Inconsistent identifiers are also a real problem. Online environments often rely on cookies or alternative IDs, CTV relies on cross-browser cookies, cross-device IDs, and IP addresses. However, none of these identifiers even exist in the programmatic counterparts to traditional media channels like OOH and radio, yet they are a big part of omnichannel planning.
All the above factors augment challenges in attribution. Specifically, marketers might dismiss or understate the value of touchpoints that occurred earlier in a customer journey. A new customer might have discovered a product through a series of targeted DOOH advertising, but they converted through search or a retargeted online ad. Without robust media mix modelling (MMM), the earlier contribution of DOOH is lost. This lost insight may result in a marketer believing that they don’t need to include DOOH in their media plan in the future.
What are the key factors to keep in mind to integrate programmatic DOOH in an omnichannel advertising strategy successfully?
Programmatic DOOH is rapidly gaining favour with digitally focussed marketers. I think there are several reasons for this: firstly, over the past two years we’ve seen a big increase in knowledge about how accessible programmatic DOOH is – it can be bought alongside other programmatic channels in most DSPs. Secondly, the increase in the number of programmatic DOOH case studies available has shone a light on how programmatic DOOH can improve the performance of online campaigns. For example, Dell saw a 2x increase in CTR on high-impact and pre-roll ads and a 74% video completion rate when combining programmatic DOOH with online and mobile. And from a sales perspective, Maltesers Easter Bunnies saw a 3.4% sales uplift when combining programmatic DOOH and online video, versus the 2% benchmark for online video only.
OOH is proven to have a multiplier effect on other channels. The fact it offers high attention, is a quick coverage builder, and is perceived to be the most trusted media channel by consumers means that programmatic DOOH as part of an omnichannel programmatic campaign is likely to see increased click throughs, drive longer view/listen through rates and will likely see a reduction in cost-per-acquisition.
Now we’ve overcome accessibility and knowledge hurdles, planners and buyers are embracing the data and insights available to them to plan media (including data from previous campaigns) and manifest what is missing. Traditional OOH/DOOH can be planned and bought independently without negative consequences. In contrast, programmatic DOOH should (almost) always be planned, activated, optimised, and measured alongside other programmatic channels.
There are many media planning challenges that DOOH can solve through either direct or programmatic buying.

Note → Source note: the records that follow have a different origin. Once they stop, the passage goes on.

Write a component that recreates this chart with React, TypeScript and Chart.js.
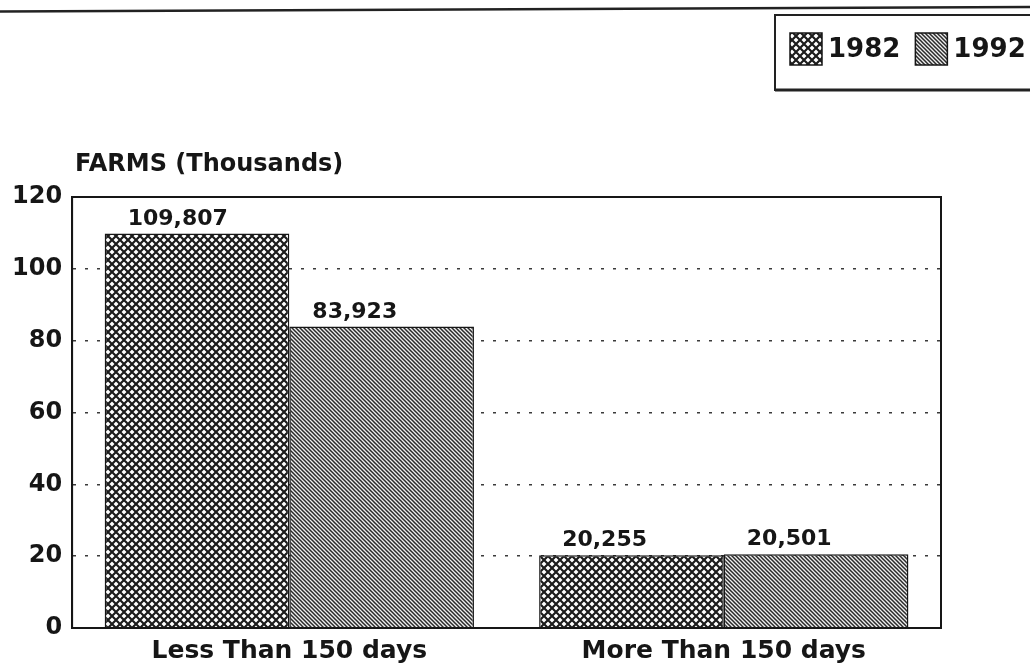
import { useEffect, useRef } from 'react';
import { Chart, registerables } from 'chart.js';

Chart.register(...registerables);

// Farms by grazing period, in thousands
const categories = ['Less Than 150 days', 'More Than 150 days'];
const seriesNames = ['1982', '1992'];
const farms1982 = [109.807, 20.255];
const farms1992 = [83.923, 20.501];
const yTicks = [0, 20, 40, 60, 80, 100, 120];
const axisCaption = 'FARMS (Thousands)';

const FONT = "'DejaVu Sans', 'Liberation Sans', Arial, sans-serif";
const INK = '#161616';

function makeCrossHatch(): CanvasPattern {
  const c = document.createElement('canvas');
  c.width = 8;
  c.height = 8;
  const g = c.getContext('2d')!;
  g.fillStyle = '#ffffff';
  g.fillRect(0, 0, 8, 8);
  g.strokeStyle = '#1c1c1c';
  g.lineWidth = 2.2;
  g.beginPath();
  g.moveTo(-1, -1);
  g.lineTo(9, 9);
  g.moveTo(9, -1);
  g.lineTo(-1, 9);
  g.stroke();
  return g.createPattern(c, 'repeat')!;
}

function makeDiagonalHatch(): CanvasPattern {
  const c = document.createElement('canvas');
  c.width = 4;
  c.height = 4;
  const g = c.getContext('2d')!;
  g.fillStyle = '#eeeeee';
  g.fillRect(0, 0, 4, 4);
  g.strokeStyle = '#2a2a2a';
  g.lineWidth = 1.5;
  g.beginPath();
  for (const k of [-4, 0, 4]) {
    g.moveTo(k - 1, -1);
    g.lineTo(k + 5, 5);
  }
  g.stroke();
  return g.createPattern(c, 'repeat')!;
}

const formatFarms = (v: number) => Math.round(v * 1000).toLocaleString('en-US');

const framePlugin = {
  id: 'farmFrame',
  beforeDraw(chart: any) {
    const { ctx, width } = chart;
    ctx.save();
    ctx.fillStyle = '#ffffff';
    ctx.fillRect(0, 0, width, chart.height);
    // rule across the top of the page
    ctx.strokeStyle = '#222';
    ctx.lineWidth = 2.5;
    ctx.beginPath();
    ctx.moveTo(0, 11.5);
    ctx.lineTo(width, 7);
    ctx.stroke();
    ctx.restore();
  },
  afterDatasetsDraw(chart: any) {
    const { ctx, chartArea } = chart;
    ctx.save();
    // box around the plot
    ctx.strokeStyle = INK;
    ctx.lineWidth = 2;
    ctx.strokeRect(chartArea.left, chartArea.top, chartArea.right - chartArea.left, chartArea.bottom - chartArea.top);

    // value labels above each bar
    ctx.fillStyle = INK;
    ctx.font = `bold 22px ${FONT}`;
    ctx.textAlign = 'left';
    ctx.textBaseline = 'alphabetic';
    chart.data.datasets.forEach((ds: any, di: number) => {
      const meta = chart.getDatasetMeta(di);
      meta.data.forEach((bar: any, i: number) => {
        const left = bar.x - bar.width / 2;
        ctx.fillText(formatFarms(ds.data[i]), left + 23, bar.y - 9);
      });
    });

    // axis caption above the y axis
    ctx.font = `bold 24px ${FONT}`;
    ctx.textBaseline = 'middle';
    ctx.fillText(axisCaption, chartArea.left + 3, 165);
    ctx.restore();
  },
  afterDraw(chart: any) {
    const { ctx } = chart;
    ctx.save();
    // legend frame
    ctx.strokeStyle = '#222';
    ctx.lineWidth = 2;
    ctx.strokeRect(775, 15, 300, 75);
    ctx.lineWidth = 3;
    ctx.beginPath();
    ctx.moveTo(775, 90);
    ctx.lineTo(chart.width, 90);
    ctx.stroke();

    ctx.font = `bold 26px ${FONT}`;
    ctx.textAlign = 'left';
    ctx.textBaseline = 'middle';
    let x = 790;
    chart.data.datasets.forEach((ds: any) => {
      ctx.fillStyle = ds.backgroundColor;
      ctx.fillRect(x, 33, 32, 32);
      ctx.strokeStyle = INK;
      ctx.lineWidth = 1.5;
      ctx.strokeRect(x, 33, 32, 32);
      x += 38;
      ctx.fillStyle = INK;
      ctx.fillText(ds.label, x, 50);
      x += ctx.measureText(ds.label).width + 15;
    });
    ctx.restore();
  },
};

export default function App() {
  const canvasRef = useRef<HTMLCanvasElement | null>(null);

  useEffect(() => {
    const canvas = canvasRef.current;
    if (!canvas) return;
    const chart = new Chart(canvas, {
      type: 'bar',
      data: {
        labels: categories,
        datasets: [
          {
            label: seriesNames[0],
            data: farms1982,
            backgroundColor: makeCrossHatch() as any,
            borderColor: INK,
            borderWidth: 1.5,
          },
          {
            label: seriesNames[1],
            data: farms1992,
            backgroundColor: makeDiagonalHatch() as any,
            borderColor: INK,
            borderWidth: 1.5,
          },
        ],
      },
      options: {
        animation: false,
        responsive: false,
        events: [],
        layout: { padding: { top: 197, right: 89, bottom: -6, left: 2 } },
        datasets: { bar: { categoryPercentage: 0.85, barPercentage: 1.0 } },
        plugins: {
          legend: { display: false },
          tooltip: { enabled: false },
          title: { display: false },
        },
        scales: {
          x: {
            grid: { display: false, drawTicks: false },
            border: { display: true, color: INK, width: 2 },
            ticks: {
              color: INK,
              padding: 8,
              font: { family: FONT, size: 25, weight: 'bold' },
            },
          },
          y: {
            min: 0,
            max: 120,
            afterBuildTicks: (axis: any) => {
              axis.ticks = yTicks.map((v) => ({ value: v }));
            },
            grid: {
              drawTicks: false,
              lineWidth: 1.5,
              color: (c: any) =>
                c.tick && (c.tick.value === 0 || c.tick.value === 120) ? 'rgba(0,0,0,0)' : '#3a3a3a',
            },
            border: { display: true, color: INK, width: 2, dash: [3, 9] },
            ticks: {
              color: INK,
              padding: 10,
              font: { family: FONT, size: 24, weight: 'bold' },
            },
          },
        },
      },
      plugins: [framePlugin],
    });
    return () => chart.destroy();
  }, []);

  return (
    <div style={{ position: 'absolute', left: 0, top: 0, width: 1030, height: 668, background: '#fff' }}>
      <canvas ref={canvasRef} width={1030} height={668} style={{ display: 'block' }} />
    </div>
  );
}
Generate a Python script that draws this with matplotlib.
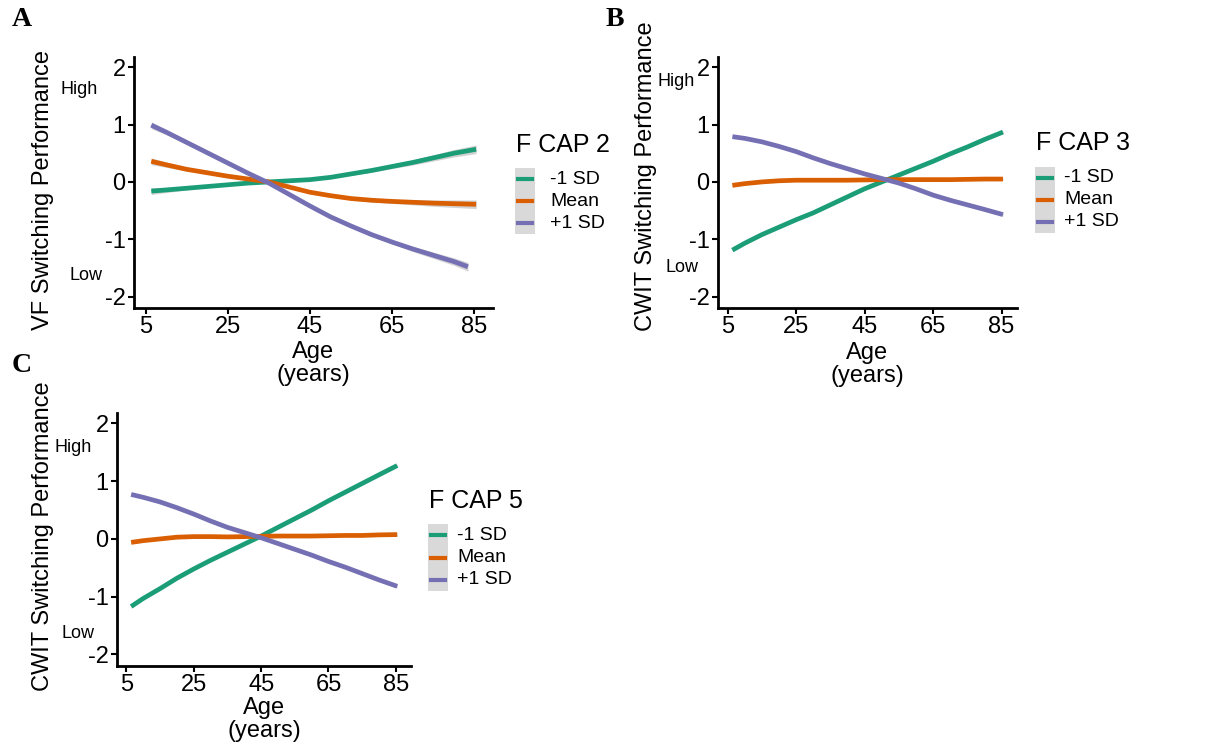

However, when thinking specifically about whether programmatic is the best option marketers need to consider whether their campaign would benefit from the unique capabilities that programmatic offers: data-driven activation (on/off), in-flight optimisation (upweighting/down weighting budgets and bids by location, time of day, sales performance, or channel performance), and dynamic creative optimisation (DCO).
If the campaign would benefit from such flexibility appropriate measurement needs to be put in place. This could include footfall attribution, performance of other channels vs. benchmarks when programmatic DOOH is not active, sales, brand awareness, and purchase intent.
There are other factors that contribute to success to, as identified in our recent research in partnership with MTM. These include ensuring that the creative is optimised for OOH, fully utilising the data-driven capabilities of programmatic DOOH (i.e. first-party data integration), and collaboration across creative agencies, media agencies, demand-side platforms (DSPs), measurement providers, and media owners.
Are there any new trends in the programmatic DOOH landscape you expect to see taking off in the near future?
I think DSPs will play a key role in shaping the future of programmatic DOOH over the next year. From a measurement perspective, I think we will see more DSPs and measurement platform partnerships that result in unified delivery and performance data fully integrated. This will result in activation, measurement, and reporting conducted through a single interface.
Additionally, I think we will see an increase in investment in real-time data integrations for campaign activation and creative optimisation, e.g. live first- and third-party data for targeting and optimisation and real- or near-real time performance data (i.e. impression delivery, audience impact, and sales). This would enable better in-flight campaign optimisation across all channels. This is an area that will require meaningful collaboration between DSPs and media owners to ensure that all data points are seamlessly integrated and synchronised consistently.